Benim ayım ışığına bulutlar gölge kılmaya
Öyle bir Ay’dan bahsediyor ki, bulut gölge yapmıyor. O öyle bir ışık veriyor ki, o ışık bütün eşyanın içinde var ve eşyanın karanlığını delip geçer, ay gibi aydınlatır. “Allah’ın nuru semayı ve arzı kaplar” ve “Şüphesiz ki Allah nurunu tamamlayacaktır” ayetlerini hatırlayacak olursak, öyle bir nurdan bahsediyor.
Hoş gedilmez doluluğu…
Bütünlüğü azalmaz diyor, doluluğu azalmaz.
… nuru yerden göğe ağar
ona hiç bir şey hail olmaz, perde olmaz.
Onun nuru karanlığı sürer gönül hücresinden
Zaten nur gönülde hissedilmeye başlandığı zaman eşyaya intikal eder der Kübrevi hazretleri, doğrudur. O nur insanda yaşadığı zaman eşya o nurla birleşir ve o nurun sırrıyla eşyanın deruni hakikati ortaya çıkar ve bilgi oluşur. Dolayısıyla karanlığı sürer, tamam.
Pes (sonra) karanlık nur ile bir hücreye nice sığar
Tabii, nur geldiği zaman karanlık gider.
Ben Ay’ımı yerde gördüm, ne isterim gökyüzünde
Şimdi dua ederken bir çok kişi sanıyor ki Allah gökte. Halbuki o bir yüceliğe yönelme işaretidir. Her yerde var; yerde de var. Onun için “Doğuda olsun batıda olsun nereye bakarsanız (ve semme vechullah) onun yüzü oradadır” sözü gereğince, her yerde var.
Benim yüzüm yerde gerek, bana rahmet yerden yağar
Evet himmet gökten gelir ama, nuritür, yani ürün, yerden verilir. Bizim de ruhumuz var fakat bilgi bedenin toprak ve yer imkanlarıyla intikal eder.
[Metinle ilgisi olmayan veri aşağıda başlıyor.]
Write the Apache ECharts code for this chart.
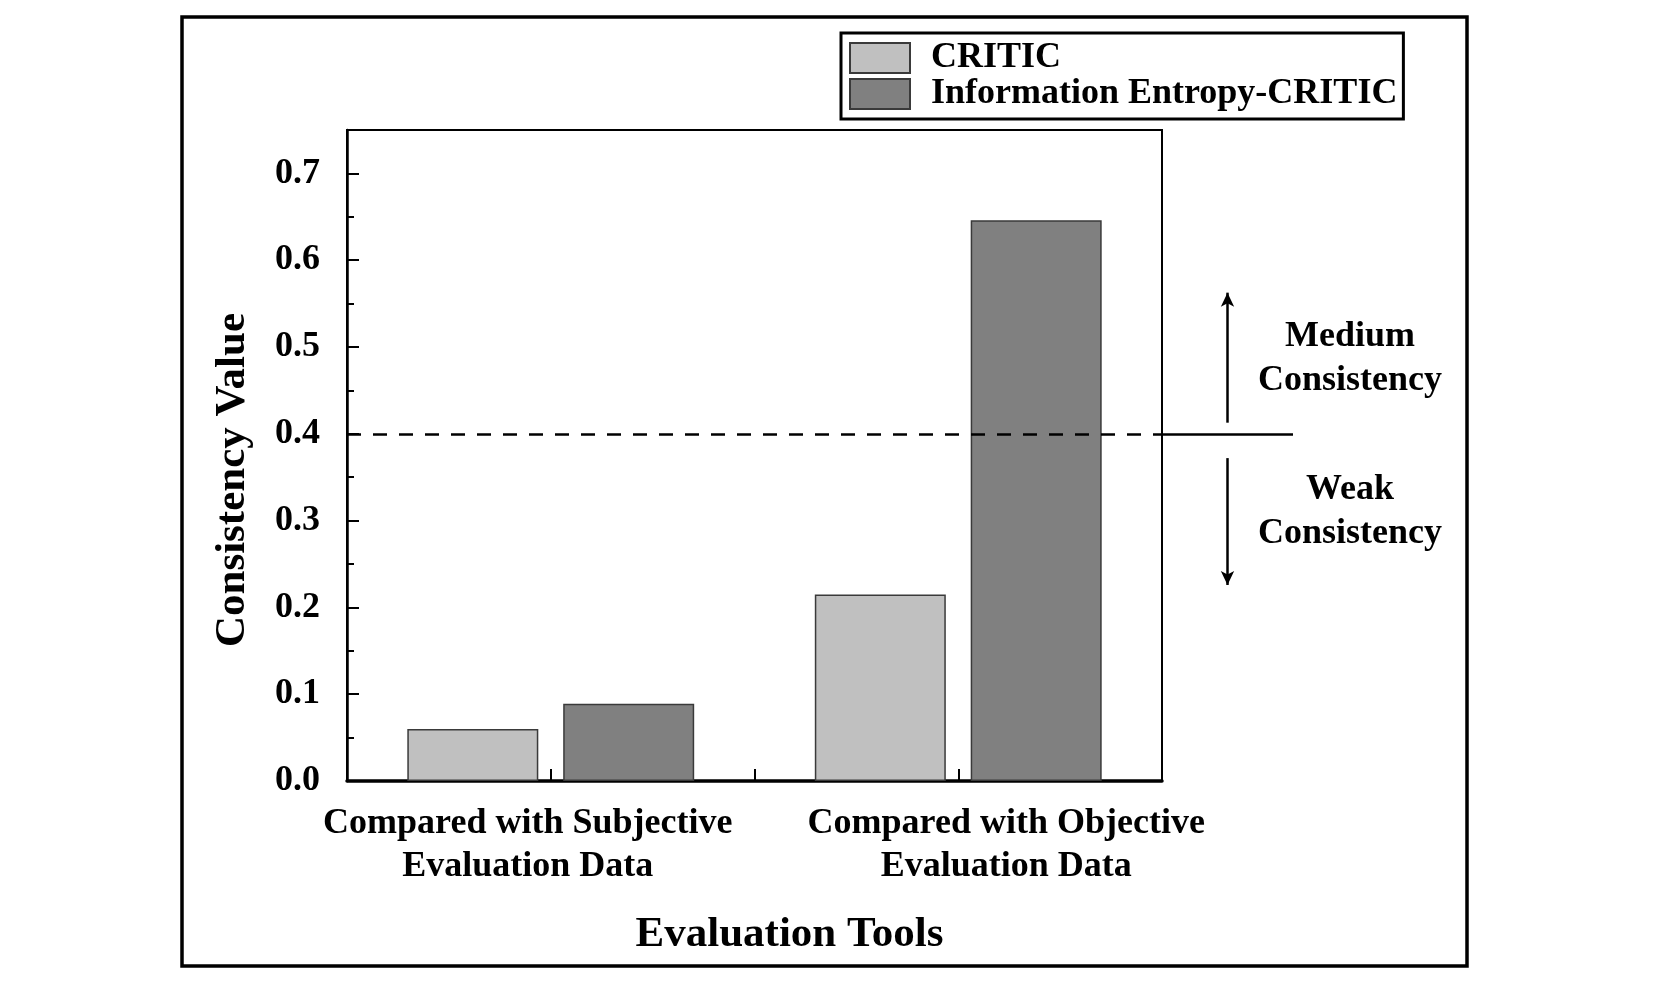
<!DOCTYPE html>
<html>
<head>
<meta charset="utf-8">
<script src="https://cdn.jsdelivr.net/npm/echarts@6/dist/echarts.min.js"></script>
<style>html,body{margin:0;padding:0;background:#fff}#c{width:1654px;height:987px}</style>
</head>
<body>
<div id="c"></div>
<script>
const categories = ['Compared with Subjective\nEvaluation Data', 'Compared with Objective\nEvaluation Data'];
const seriesNames = ['CRITIC', 'Information Entropy-CRITIC'];
const criticValues = [0.06, 0.215];
const entropyCriticValues = [0.089, 0.646];
const thresholdValue = 0.4;
const mediumArrow = [0.4128, 0.5626];
const weakArrow = [0.372, 0.2258];
const zoneLabels = ['Medium\nConsistency', 'Weak\nConsistency'];
const zoneLabelValues = [0.4868, 0.3105];

const FONT = "'Liberation Serif', 'Times New Roman', serif";
const chart = echarts.init(document.getElementById('c'));

const txt = (size) => ({ fontFamily: FONT, fontWeight: 'bold', fontSize: size, color: '#000' });

chart.setOption({
  animation: false,
  backgroundColor: '#fff',
  graphic: [{
    type: 'rect', shape: { x: 182, y: 17, width: 1285, height: 949 },
    style: { fill: 'none', stroke: '#000', lineWidth: 3.5 }, z: 100
  }],
  legend: {
    orient: 'vertical', left: 841, top: 33,
    padding: [7, 6, 7, 8],
    borderColor: '#000', borderWidth: 3,
    itemWidth: 60, itemHeight: 30, itemGap: 0,
    icon: 'rect',
    textStyle: Object.assign(txt(36), { lineHeight: 30, padding: [0, 0, 0, 16] }),
    data: seriesNames
  },
  grid: [
    { left: 347, right: 492, top: 130, bottom: 206, show: true, borderColor: '#000', borderWidth: 2, containLabel: false },
    { left: 1162, right: 361, top: 130, bottom: 206, show: false, containLabel: false }
  ],
  xAxis: [
    {
      type: 'category', gridIndex: 0, data: categories, position: 'bottom',
      axisLine: { lineStyle: { color: '#000', width: 3.5 } },
      axisTick: { show: true, inside: true, length: 12, lineStyle: { color: '#000', width: 2 } },
      axisLabel: {
        interval: 0, margin: 21,
        formatter: (v, i) => v.split('\n').map(s => '{' + (i === 0 ? 'a' : 'b') + '|' + s + '}').join('\n'),
        rich: {
          a: Object.assign(txt(36), { lineHeight: 43, padding: [0, 46, 0, 0] }),
          b: Object.assign(txt(36), { lineHeight: 43, padding: [0, 0, 0, 96] })
        }
      },
      name: 'Evaluation Tools', nameLocation: 'middle', nameGap: 132,
      nameTextStyle: Object.assign(txt(43), { padding: [0, 0, 0, 70] })
    },
    {
      type: 'category', gridIndex: 0, data: categories, position: 'bottom', offset: 0,
      axisLine: { show: false },
      axisTick: { show: true, inside: true, alignWithLabel: true, interval: 0, length: 12, lineStyle: { color: '#000', width: 2 } },
      axisLabel: { show: false }
    },
    {
      type: 'category', gridIndex: 1, data: ['zone'], show: false
    }
  ],
  yAxis: [
    {
      type: 'value', gridIndex: 0, min: 0, max: 0.75, interval: 0.1,
      axisLine: { show: true, lineStyle: { color: '#000', width: 2.5 } },
      axisTick: { show: true, inside: true, length: 12, lineStyle: { color: '#000', width: 2 } },
      minorTick: { show: true, splitNumber: 2, length: 7, lineStyle: { color: '#000', width: 2 } },
      splitLine: { show: false },
      axisLabel: Object.assign(txt(36), { margin: 27, showMaxLabel: false, formatter: v => v.toFixed(1) }),
      name: 'Consistency Value', nameLocation: 'middle', nameGap: 93,
      nameTextStyle: Object.assign(txt(43), { padding: [0, 49, 0, 0] })
    },
    {
      type: 'value', gridIndex: 1, min: 0, max: 0.75, show: false
    }
  ],
  series: [
    {
      name: seriesNames[0], type: 'bar', xAxisIndex: 0, yAxisIndex: 0,
      data: criticValues, barWidth: 131, barGap: '19%',
      itemStyle: { color: '#c0c0c0', borderColor: '#3a3a3a', borderWidth: 1.5 },
      markLine: {
        silent: true, symbol: 'none',
        label: { show: false },
        lineStyle: { color: '#000', width: 2.5, type: [14, 12] },
        data: [{ yAxis: thresholdValue }]
      }
    },
    {
      name: seriesNames[1], type: 'bar', xAxisIndex: 0, yAxisIndex: 0,
      data: entropyCriticValues, barWidth: 131, barGap: '19%',
      itemStyle: { color: '#808080', borderColor: '#3a3a3a', borderWidth: 1.5 }
    },
    {
      name: 'zones', type: 'scatter', xAxisIndex: 2, yAxisIndex: 1,
      symbolSize: 0, silent: true,
      itemStyle: { opacity: 1 },
      data: zoneLabels.map((n, i) => ({ name: n, value: ['zone', zoneLabelValues[i]] })),
      label: Object.assign(txt(36), {
        show: true, position: 'inside', offset: [122.5, 0], align: 'center', verticalAlign: 'middle',
        lineHeight: 44, formatter: p => p.name
      }),
      markLine: {
        silent: true, animation: false, symbol: 'none',
        label: { show: false },
        lineStyle: { color: '#000', width: 2.5, type: 'solid' },
        data: [
          { yAxis: thresholdValue },
          [{ coord: ['zone', mediumArrow[0]], symbol: 'none' }, { coord: ['zone', mediumArrow[1]], symbol: 'arrow', symbolSize: [10, 14] }],
          [{ coord: ['zone', weakArrow[0]], symbol: 'none' }, { coord: ['zone', weakArrow[1]], symbol: 'arrow', symbolSize: [10, 14] }]
        ]
      }
    }
  ]
});
</script>
</body>
</html>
Onun için ruh ve beden birliğinde bedenin, yani toprakta, yerde olan bütün malzemeleri taşıyan o sulu çamurun, sulu toprağın, özelliği de var. Onu inkar edemeyiz ama onun gelişmesi gerekli diye düşünürüz.
Benim yüzüm yerde gerek, bana rahmet yerden yağar
Burdaki yerden diğer bir kasıt da tevazudur. Yani yer çekimi, yerle bir olmak, toprak gibi olmak, büyük bir tevazu işaretidir.
Hem Hz. Peygamber’e izafe edilir, hem Hz. Ali’ye izafe edilir; Eb-u turab, toprağın oğlu. Çok önemli bir sözdür.
Sözüm Ay gün için değil, sevenlere bir söz yeter
Yani buradaki Ay bir semboldür sadece. Bu nur her yerde vardır, sevenler de bunu anlar, bir söz yeter.
Sevdiğim söylemez isem, sevmek ded’i beni boğar
Eğer sevdiğimi söylemez isem, sevmenin canavar hali beni boğar diyor. O zaman, “sevdiklerinize sevdiğinizi söyleyiniz” hadisi vardır, “bunu söylemekten çekinmeyiniz.” Çok önemlidir. Bunu da burada belli ediyor.
N’ola Yunus sevdi ise, çoktur seni seviciler
Doğru, Allah’ı seven çoktur. Yunus da sevdiyse ne olur?
Sevenleri göyer dedi (yani içten yanmaktan bahsediyor), onun için boyun eğer
Sevenleri onun içten yanar, onun için boyun eğer. Boyun eğdiği zaman zaten yere yaklaşır. Meyveli ağaç ne yapar? Dallarını yere sarkıtır.